El Dorado stranded 13 runners in nine innings, while Manteca had chances late.

Freshman Dominic Pisano, one of just two starting Buffaloes who didn’t strike out, smashed a double to left to lead off the seventh inning. He advanced to second on Buddy Reeder’s sacrifice bunt but was left stranded on third.

And in the top of the 10th, sophomore Ezequil Diaz, the other Buffalo to not strike out, stroked a groundball single to center. El Dorado reliever Timothy Hinrichs got out of the inning with a popup to first and two grounders to short.

“We didn’t get that clutch hit and that was the difference in the game,” Ballardo said. “But we played that game like we should, like it was like our last. I am very proud of their effort. They’ve got a guy throwing 92 (mph) and he pitched very well. We battled, and if we were going down we were going down swinging.”

Alex Martinez singled in Manteca’s lone run in the sixth inning. He finished 2 for 4 from the cleanup spot. His RBI tied the game after the Cougars went ahead on Zack Brown’s two-out bases-loaded walk. Culp, who reached on an infield error to start the inning, plated the unearned run.

The Buffaloes (14-10) had high expectations for their fourth postseason run in five years.
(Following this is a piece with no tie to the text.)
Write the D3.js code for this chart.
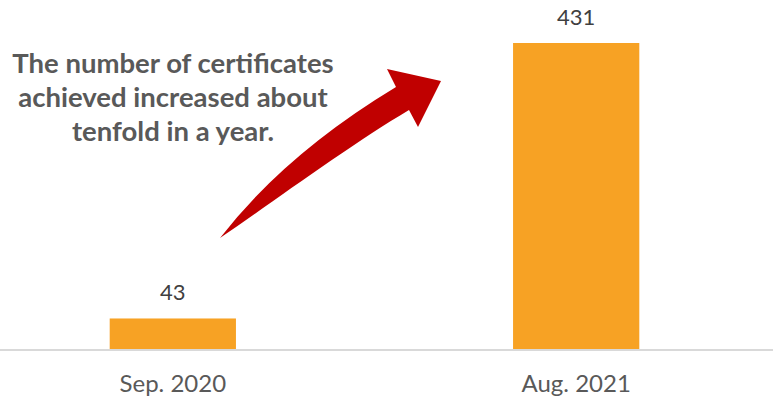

Last season, they made it all the way to the final round from the out-bracket game, upsetting two league champions, including rival East Union in the second round, to get there.

With four returning underclassmen, including the all-sophomore battery of catcher Buddy Reeder and Corn, the future is bright.

“We’ve been in close games this year, three extra-inning games prior (to Wednesday) and it’s good experience for the underclassmen,” Ballardo said. “Hopefully we can build on this and make it back. We have a good thing going and we are looking to grow from this for next year.”